SOURCE DATA
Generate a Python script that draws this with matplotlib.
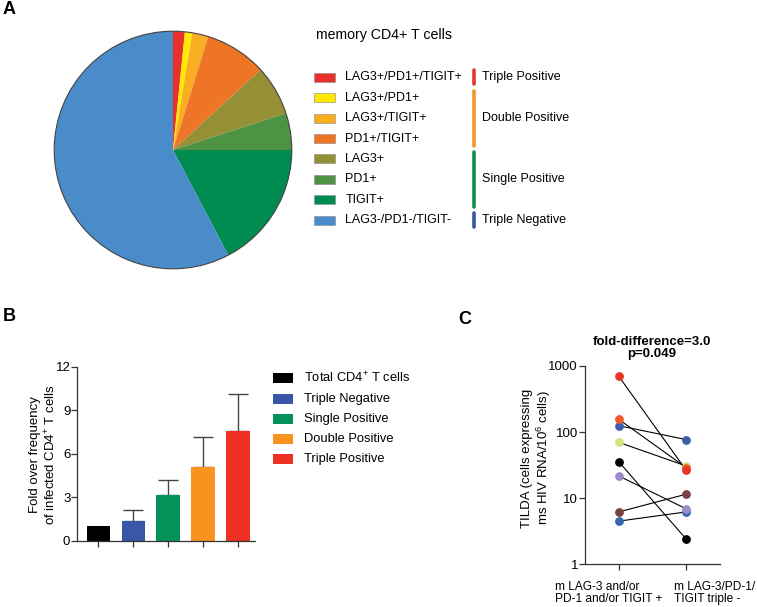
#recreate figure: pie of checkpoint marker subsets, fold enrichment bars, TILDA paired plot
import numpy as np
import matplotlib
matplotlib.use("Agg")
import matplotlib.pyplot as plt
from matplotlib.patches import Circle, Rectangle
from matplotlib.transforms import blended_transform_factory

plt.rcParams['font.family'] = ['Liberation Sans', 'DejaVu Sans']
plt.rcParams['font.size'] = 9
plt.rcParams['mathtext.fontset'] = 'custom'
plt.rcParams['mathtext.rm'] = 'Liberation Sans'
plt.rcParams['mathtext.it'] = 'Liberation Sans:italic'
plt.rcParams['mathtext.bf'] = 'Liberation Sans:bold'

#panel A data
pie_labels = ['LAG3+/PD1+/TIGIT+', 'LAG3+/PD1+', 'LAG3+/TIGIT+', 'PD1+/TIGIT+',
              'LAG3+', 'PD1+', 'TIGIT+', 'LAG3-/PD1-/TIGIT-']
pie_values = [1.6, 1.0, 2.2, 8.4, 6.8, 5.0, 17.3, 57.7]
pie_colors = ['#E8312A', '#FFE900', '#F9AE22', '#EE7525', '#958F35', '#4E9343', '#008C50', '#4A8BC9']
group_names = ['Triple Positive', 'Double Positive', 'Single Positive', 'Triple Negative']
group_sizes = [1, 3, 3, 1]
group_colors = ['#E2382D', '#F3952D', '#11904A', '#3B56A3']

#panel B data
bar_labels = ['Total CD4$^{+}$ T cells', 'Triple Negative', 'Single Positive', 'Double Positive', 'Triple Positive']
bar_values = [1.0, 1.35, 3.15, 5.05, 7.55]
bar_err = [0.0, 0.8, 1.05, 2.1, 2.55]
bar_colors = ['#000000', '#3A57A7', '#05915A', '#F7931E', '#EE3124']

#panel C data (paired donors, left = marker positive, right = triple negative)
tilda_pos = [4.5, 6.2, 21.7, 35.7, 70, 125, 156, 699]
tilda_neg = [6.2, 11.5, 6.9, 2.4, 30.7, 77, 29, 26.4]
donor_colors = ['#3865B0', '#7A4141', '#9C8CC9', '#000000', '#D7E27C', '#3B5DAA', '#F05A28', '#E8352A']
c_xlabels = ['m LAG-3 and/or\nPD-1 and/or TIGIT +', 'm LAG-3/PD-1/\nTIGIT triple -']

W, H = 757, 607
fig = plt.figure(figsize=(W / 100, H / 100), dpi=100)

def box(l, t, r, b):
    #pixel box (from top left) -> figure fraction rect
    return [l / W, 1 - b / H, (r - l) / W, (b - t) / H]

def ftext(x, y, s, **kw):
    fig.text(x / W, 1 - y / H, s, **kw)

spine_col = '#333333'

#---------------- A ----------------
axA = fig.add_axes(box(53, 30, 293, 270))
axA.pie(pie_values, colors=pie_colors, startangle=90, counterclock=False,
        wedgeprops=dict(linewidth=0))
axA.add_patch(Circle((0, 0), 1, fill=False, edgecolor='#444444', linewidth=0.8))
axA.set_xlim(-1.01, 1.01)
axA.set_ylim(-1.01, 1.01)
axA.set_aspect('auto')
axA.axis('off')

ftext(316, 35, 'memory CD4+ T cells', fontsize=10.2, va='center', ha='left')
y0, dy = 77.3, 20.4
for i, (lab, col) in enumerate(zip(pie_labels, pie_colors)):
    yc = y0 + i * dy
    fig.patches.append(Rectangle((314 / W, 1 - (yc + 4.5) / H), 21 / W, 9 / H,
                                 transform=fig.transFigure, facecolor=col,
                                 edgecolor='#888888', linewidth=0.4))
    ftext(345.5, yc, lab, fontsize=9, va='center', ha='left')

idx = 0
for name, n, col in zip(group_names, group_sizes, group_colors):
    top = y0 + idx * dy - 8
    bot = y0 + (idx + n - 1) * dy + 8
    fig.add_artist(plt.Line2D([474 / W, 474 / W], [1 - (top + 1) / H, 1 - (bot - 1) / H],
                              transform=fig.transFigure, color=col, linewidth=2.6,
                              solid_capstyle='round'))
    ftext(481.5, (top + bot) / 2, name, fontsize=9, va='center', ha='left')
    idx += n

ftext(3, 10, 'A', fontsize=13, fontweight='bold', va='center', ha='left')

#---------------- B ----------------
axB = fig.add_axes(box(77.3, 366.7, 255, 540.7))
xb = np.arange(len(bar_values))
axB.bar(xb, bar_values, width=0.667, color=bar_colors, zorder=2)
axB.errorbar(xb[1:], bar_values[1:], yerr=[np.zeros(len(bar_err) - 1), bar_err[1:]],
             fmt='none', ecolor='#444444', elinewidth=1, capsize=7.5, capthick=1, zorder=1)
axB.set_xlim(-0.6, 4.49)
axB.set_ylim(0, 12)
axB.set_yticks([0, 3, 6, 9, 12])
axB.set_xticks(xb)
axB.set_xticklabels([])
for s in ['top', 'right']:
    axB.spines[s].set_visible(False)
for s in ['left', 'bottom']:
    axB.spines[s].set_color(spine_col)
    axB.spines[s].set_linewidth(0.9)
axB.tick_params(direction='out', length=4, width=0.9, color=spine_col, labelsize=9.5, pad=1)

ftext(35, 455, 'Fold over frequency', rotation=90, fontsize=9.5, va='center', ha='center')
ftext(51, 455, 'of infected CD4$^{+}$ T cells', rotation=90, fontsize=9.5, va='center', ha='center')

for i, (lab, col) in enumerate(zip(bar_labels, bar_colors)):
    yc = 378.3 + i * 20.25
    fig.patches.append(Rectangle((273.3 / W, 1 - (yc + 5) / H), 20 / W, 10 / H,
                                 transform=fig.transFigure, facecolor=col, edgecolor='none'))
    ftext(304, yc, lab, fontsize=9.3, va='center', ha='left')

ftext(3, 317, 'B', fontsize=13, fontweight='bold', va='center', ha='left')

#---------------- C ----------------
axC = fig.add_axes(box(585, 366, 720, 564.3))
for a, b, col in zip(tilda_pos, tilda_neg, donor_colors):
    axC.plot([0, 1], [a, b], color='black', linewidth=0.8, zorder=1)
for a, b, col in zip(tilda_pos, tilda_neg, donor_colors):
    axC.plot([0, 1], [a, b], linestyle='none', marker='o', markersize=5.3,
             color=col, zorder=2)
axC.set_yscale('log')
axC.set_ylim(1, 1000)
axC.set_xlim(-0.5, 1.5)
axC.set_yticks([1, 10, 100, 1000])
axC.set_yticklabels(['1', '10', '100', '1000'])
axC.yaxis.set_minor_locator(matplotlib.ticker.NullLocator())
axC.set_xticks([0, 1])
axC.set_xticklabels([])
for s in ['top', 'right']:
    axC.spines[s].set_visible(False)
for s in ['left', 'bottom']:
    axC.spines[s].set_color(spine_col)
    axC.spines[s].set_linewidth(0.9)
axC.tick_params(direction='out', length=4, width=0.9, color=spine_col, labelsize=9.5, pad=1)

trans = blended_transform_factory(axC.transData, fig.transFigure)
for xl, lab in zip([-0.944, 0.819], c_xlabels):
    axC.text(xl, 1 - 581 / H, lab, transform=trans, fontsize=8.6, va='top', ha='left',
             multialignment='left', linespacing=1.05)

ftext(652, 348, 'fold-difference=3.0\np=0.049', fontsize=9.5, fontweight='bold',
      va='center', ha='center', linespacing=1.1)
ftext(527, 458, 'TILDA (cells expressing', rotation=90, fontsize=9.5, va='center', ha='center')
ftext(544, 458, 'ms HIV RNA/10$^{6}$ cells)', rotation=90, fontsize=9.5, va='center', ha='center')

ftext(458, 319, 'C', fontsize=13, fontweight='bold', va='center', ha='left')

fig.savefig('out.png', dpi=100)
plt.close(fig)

AIM
Extract all the data above exactly, excluding every picture.

ANSWER BELOW
Generate a Python script that draws this with matplotlib.
#recreate figure: pie of checkpoint marker subsets, fold enrichment bars, TILDA paired plot
import numpy as np
import matplotlib
matplotlib.use("Agg")
import matplotlib.pyplot as plt
from matplotlib.patches import Circle, Rectangle
from matplotlib.transforms import blended_transform_factory

plt.rcParams['font.family'] = ['Liberation Sans', 'DejaVu Sans']
plt.rcParams['font.size'] = 9
plt.rcParams['mathtext.fontset'] = 'custom'
plt.rcParams['mathtext.rm'] = 'Liberation Sans'
plt.rcParams['mathtext.it'] = 'Liberation Sans:italic'
plt.rcParams['mathtext.bf'] = 'Liberation Sans:bold'

#panel A data
pie_labels = ['LAG3+/PD1+/TIGIT+', 'LAG3+/PD1+', 'LAG3+/TIGIT+', 'PD1+/TIGIT+',
              'LAG3+', 'PD1+', 'TIGIT+', 'LAG3-/PD1-/TIGIT-']
pie_values = [1.6, 1.0, 2.2, 8.4, 6.8, 5.0, 17.3, 57.7]
pie_colors = ['#E8312A', '#FFE900', '#F9AE22', '#EE7525', '#958F35', '#4E9343', '#008C50', '#4A8BC9']
group_names = ['Triple Positive', 'Double Positive', 'Single Positive', 'Triple Negative']
group_sizes = [1, 3, 3, 1]
group_colors = ['#E2382D', '#F3952D', '#11904A', '#3B56A3']

#panel B data
bar_labels = ['Total CD4$^{+}$ T cells', 'Triple Negative', 'Single Positive', 'Double Positive', 'Triple Positive']
bar_values = [1.0, 1.35, 3.15, 5.05, 7.55]
bar_err = [0.0, 0.8, 1.05, 2.1, 2.55]
bar_colors = ['#000000', '#3A57A7', '#05915A', '#F7931E', '#EE3124']

#panel C data (paired donors, left = marker positive, right = triple negative)
tilda_pos = [4.5, 6.2, 21.7, 35.7, 70, 125, 156, 699]
tilda_neg = [6.2, 11.5, 6.9, 2.4, 30.7, 77, 29, 26.4]
donor_colors = ['#3865B0', '#7A4141', '#9C8CC9', '#000000', '#D7E27C', '#3B5DAA', '#F05A28', '#E8352A']
c_xlabels = ['m LAG-3 and/or\nPD-1 and/or TIGIT +', 'm LAG-3/PD-1/\nTIGIT triple -']

W, H = 757, 607
fig = plt.figure(figsize=(W / 100, H / 100), dpi=100)

def box(l, t, r, b):
    #pixel box (from top left) -> figure fraction rect
    return [l / W, 1 - b / H, (r - l) / W, (b - t) / H]

def ftext(x, y, s, **kw):
    fig.text(x / W, 1 - y / H, s, **kw)

spine_col = '#333333'

#---------------- A ----------------
axA = fig.add_axes(box(53, 30, 293, 270))
axA.pie(pie_values, colors=pie_colors, startangle=90, counterclock=False,
        wedgeprops=dict(linewidth=0))
axA.add_patch(Circle((0, 0), 1, fill=False, edgecolor='#444444', linewidth=0.8))
axA.set_xlim(-1.01, 1.01)
axA.set_ylim(-1.01, 1.01)
axA.set_aspect('auto')
axA.axis('off')

ftext(316, 35, 'memory CD4+ T cells', fontsize=10.2, va='center', ha='left')
y0, dy = 77.3, 20.4
for i, (lab, col) in enumerate(zip(pie_labels, pie_colors)):
    yc = y0 + i * dy
    fig.patches.append(Rectangle((314 / W, 1 - (yc + 4.5) / H), 21 / W, 9 / H,
                                 transform=fig.transFigure, facecolor=col,
                                 edgecolor='#888888', linewidth=0.4))
    ftext(345.5, yc, lab, fontsize=9, va='center', ha='left')

idx = 0
for name, n, col in zip(group_names, group_sizes, group_colors):
    top = y0 + idx * dy - 8
    bot = y0 + (idx + n - 1) * dy + 8
    fig.add_artist(plt.Line2D([474 / W, 474 / W], [1 - (top + 1) / H, 1 - (bot - 1) / H],
                              transform=fig.transFigure, color=col, linewidth=2.6,
                              solid_capstyle='round'))
    ftext(481.5, (top + bot) / 2, name, fontsize=9, va='center', ha='left')
    idx += n

ftext(3, 10, 'A', fontsize=13, fontweight='bold', va='center', ha='left')

#---------------- B ----------------
axB = fig.add_axes(box(77.3, 366.7, 255, 540.7))
xb = np.arange(len(bar_values))
axB.bar(xb, bar_values, width=0.667, color=bar_colors, zorder=2)
axB.errorbar(xb[1:], bar_values[1:], yerr=[np.zeros(len(bar_err) - 1), bar_err[1:]],
             fmt='none', ecolor='#444444', elinewidth=1, capsize=7.5, capthick=1, zorder=1)
axB.set_xlim(-0.6, 4.49)
axB.set_ylim(0, 12)
axB.set_yticks([0, 3, 6, 9, 12])
axB.set_xticks(xb)
axB.set_xticklabels([])
for s in ['top', 'right']:
    axB.spines[s].set_visible(False)
for s in ['left', 'bottom']:
    axB.spines[s].set_color(spine_col)
    axB.spines[s].set_linewidth(0.9)
axB.tick_params(direction='out', length=4, width=0.9, color=spine_col, labelsize=9.5, pad=1)

ftext(35, 455, 'Fold over frequency', rotation=90, fontsize=9.5, va='center', ha='center')
ftext(51, 455, 'of infected CD4$^{+}$ T cells', rotation=90, fontsize=9.5, va='center', ha='center')

for i, (lab, col) in enumerate(zip(bar_labels, bar_colors)):
    yc = 378.3 + i * 20.25
    fig.patches.append(Rectangle((273.3 / W, 1 - (yc + 5) / H), 20 / W, 10 / H,
                                 transform=fig.transFigure, facecolor=col, edgecolor='none'))
    ftext(304, yc, lab, fontsize=9.3, va='center', ha='left')

ftext(3, 317, 'B', fontsize=13, fontweight='bold', va='center', ha='left')

#---------------- C ----------------
axC = fig.add_axes(box(585, 366, 720, 564.3))
for a, b, col in zip(tilda_pos, tilda_neg, donor_colors):
    axC.plot([0, 1], [a, b], color='black', linewidth=0.8, zorder=1)
for a, b, col in zip(tilda_pos, tilda_neg, donor_colors):
    axC.plot([0, 1], [a, b], linestyle='none', marker='o', markersize=5.3,
             color=col, zorder=2)
axC.set_yscale('log')
axC.set_ylim(1, 1000)
axC.set_xlim(-0.5, 1.5)
axC.set_yticks([1, 10, 100, 1000])
axC.set_yticklabels(['1', '10', '100', '1000'])
axC.yaxis.set_minor_locator(matplotlib.ticker.NullLocator())
axC.set_xticks([0, 1])
axC.set_xticklabels([])
for s in ['top', 'right']:
    axC.spines[s].set_visible(False)
for s in ['left', 'bottom']:
    axC.spines[s].set_color(spine_col)
    axC.spines[s].set_linewidth(0.9)
axC.tick_params(direction='out', length=4, width=0.9, color=spine_col, labelsize=9.5, pad=1)

trans = blended_transform_factory(axC.transData, fig.transFigure)
for xl, lab in zip([-0.944, 0.819], c_xlabels):
    axC.text(xl, 1 - 581 / H, lab, transform=trans, fontsize=8.6, va='top', ha='left',
             multialignment='left', linespacing=1.05)

ftext(652, 348, 'fold-difference=3.0\np=0.049', fontsize=9.5, fontweight='bold',
      va='center', ha='center', linespacing=1.1)
ftext(527, 458, 'TILDA (cells expressing', rotation=90, fontsize=9.5, va='center', ha='center')
ftext(544, 458, 'ms HIV RNA/10$^{6}$ cells)', rotation=90, fontsize=9.5, va='center', ha='center')

ftext(458, 319, 'C', fontsize=13, fontweight='bold', va='center', ha='left')

fig.savefig('out.png', dpi=100)
plt.close(fig)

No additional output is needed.